Un ex-notaire et trois membres d’une famille condamnés pour gangstérisme en 2016 pour avoir blanchi de l’argent sale des Hells Angels dans un paradis fiscal s’en tirent finalement à bon compte en raison de la mauvaise planification de la Couronne. La Cour d’appel vient de casser les verdicts de culpabilité et d’ordonner l’arrêt du processus judiciaire, puisqu’un délai déraisonnable de sept ans s’était écoulé jusqu’au procès.

Michel Ste-Marie, 75 ans, ses enfants Dax et Mélanie Ste-Marie et un associé, Richard Felx, avaient été reconnus coupables de gangstérisme, de complot et de recyclage des produits de la criminalité par le juge Gilles Garneau en juin 2016 au palais de justice de Laval.

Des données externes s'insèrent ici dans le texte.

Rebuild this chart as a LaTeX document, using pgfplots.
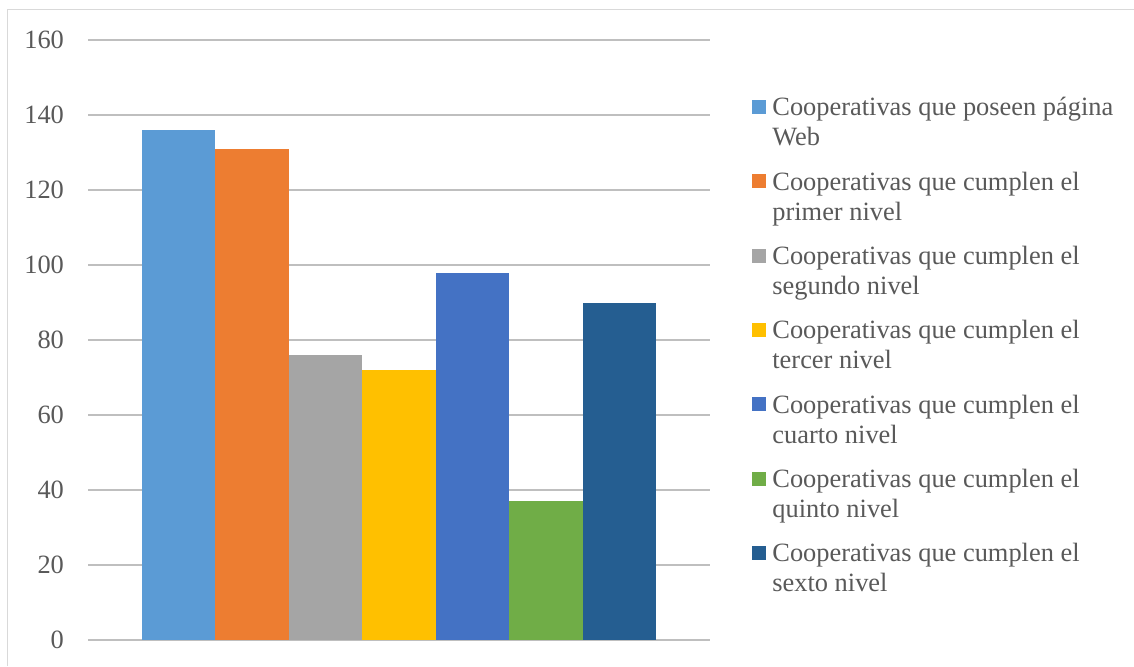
\documentclass[border=0pt]{standalone}
\usepackage{fontspec}
\setmainfont{Liberation Serif}
\usepackage{pgfplots}
\pgfplotsset{compat=1.18}

\definecolor{cA}{HTML}{5B9BD5}
\definecolor{cB}{HTML}{ED7D31}
\definecolor{cC}{HTML}{A5A5A5}
\definecolor{cD}{HTML}{FFC000}
\definecolor{cE}{HTML}{4472C4}
\definecolor{cF}{HTML}{70AD47}
\definecolor{cG}{HTML}{255E91}
\definecolor{txt}{HTML}{595959}
\definecolor{grid}{HTML}{D9D9D9}

\begin{document}
\begin{tikzpicture}
\useasboundingbox (0pt,0pt) rectangle (567pt,333pt);
% outer frame
\draw[grid, line width=0.8pt] (3.75pt,0pt) -- (3.75pt,328.25pt) -- (567pt,328.25pt);
\begin{axis}[
  at={(44pt,13pt)}, anchor=south west,
  scale only axis, width=311pt, height=300pt,
  font=\fontsize{13.2}{15}\selectfont,
  /pgf/number format/assume math mode=true,
  ymin=0, ymax=160, ytick={0,20,...,160},
  xmin=-1.236, xmax=7.236, xtick=\empty,
  axis line style={draw=none},
  ymajorgrids, grid style={grid, line width=0.75pt},
  major tick length=0pt,
  yticklabel style={text=txt, xshift=-8.5pt},
  ybar,
  bar width=36.7pt, bar shift=0pt,
  every axis plot/.append style={draw=none, bar shift=0pt},
  legend image code/.code={\fill[#1] (0pt,4.5pt) rectangle (7pt,11.5pt);},
  legend cell align=left,
  legend style={at={(1.0675,0.49)}, anchor=west, draw=none, fill=none,
    inner sep=0pt, row sep=11.5pt, column sep=3pt,
    nodes={inner sep=0pt, align=left, text=txt, font=\fontsize{13.2}{15}\selectfont}},
]
\addplot[fill=cA] coordinates {(0,136)};
\addlegendentry{Cooperativas que poseen página\\Web}
\addplot[fill=cB] coordinates {(1,131)};
\addlegendentry{Cooperativas que cumplen el\\primer nivel}
\addplot[fill=cC] coordinates {(2,76)};
\addlegendentry{Cooperativas que cumplen el\\segundo nivel}
\addplot[fill=cD] coordinates {(3,72)};
\addlegendentry{Cooperativas que cumplen el\\tercer nivel}
\addplot[fill=cE] coordinates {(4,98)};
\addlegendentry{Cooperativas que cumplen el\\cuarto nivel}
\addplot[fill=cF] coordinates {(5,37)};
\addlegendentry{Cooperativas que cumplen el\\quinto nivel}
\addplot[fill=cG] coordinates {(6,90)};
\addlegendentry{Cooperativas que cumplen el\\sexto nivel}
\end{axis}
\end{tikzpicture}
\end{document}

Ils avaient écopé de de 30 à 48 mois de pénitencier.

Cette décision du plus haut tribunal de la province ne porte pas sur le célèbre arrêt Jordan sur les délais déraisonnables, puisque le juge Garneau s’était prononcé quelques mois avant cet arrêt-phare de la Cour suprême.

Le juge de la Cour du Québec avait alors conclu que les droits fondamentaux des accusés avaient été bafoués par les délais « inacceptables » de la cause amorcée en 2009, mais avait refusé de déclarer l’arrêt du processus judiciaire. Il avait toutefois sévèrement écorché le travail de la Couronne qui avait « manqué à son devoir dans la planification du dossier ».

Or, selon la Cour d’appel du Québec, le seul remède possible en cas de délais déraisonnables est l’arrêt du processus judiciaire, et ce, « autant avant qu’après Jordan ». Le juge Patrick Healy ne se prononce donc pas dans sa décision sur les autres motifs d’appel de la défense sur la qualité de la preuve et les autres erreurs de droit alléguées du juge de première instance.

MMarc Labelle défend les accusés, alors que Me Émilie Robert et MMagali Cimon représentent le ministère public en Cour d’appel.

Prête-noms et sociétés « offshore »

Les Ste-Marie avaient placé l’argent de membres des Hells Angels dans des fiducies et des sociétés appartenant à des prête-noms et dans des comptes de banque et des sociétés « offshore » à l’île Maurice, selon la preuve présentée au procès. Des Hells Angels bien connus auraient profité du stratagème, dont Normand « Casper » Ouimet, Alain Durand et Martin Robert. Certains d’entre eux étaient alors en fuite après l’opération SharQc du 15 avril 2009.

Martin Robert, un influent motard, s’est fait remarquer en décembre 2018 pour son mariage somptueux au centre-ville de Montréal.

PHOTO CATHERINE LEFEBVRE, ARCHIVES LA PRESSE

Martin Robert

Ancien notaire, Richard Felx s’occupait de créer les fiducies et utilisait sa société de l’île Maurice pour faire transiter l’argent des clients. Ses complices et lui prélevaient une commission qui pouvait s’élever à 10 % de la valeur de la transaction, toujours selon la preuve présentée au procès.

Dans une autre affaire, Richard Felx a été condamné à 69 mois de pénitencier le printemps dernier pour une fraude de véhicules d’un demi-million de dollars. Il avait commis ce crime, alors qu’il était en liberté pendant le processus d’appel du dossier de gangstérisme.

PHOTO ARCHIVES LA PRESSE

Richard Felx

À l’été 2017, le notaire radié en 1992 a élaboré un stratagème frauduleux afin d’obtenir du financement dans le but d’acheter des véhicules neufs chez divers concessionnaires de Montréal. En quelques mois, Richard Felx a réussi à acquérir neuf véhicules à son nom ou par l’entremise d’une société à numéro, par exemple un camion Ford F-150, une Cadillac Escalade ou une Chevrolet Camaro.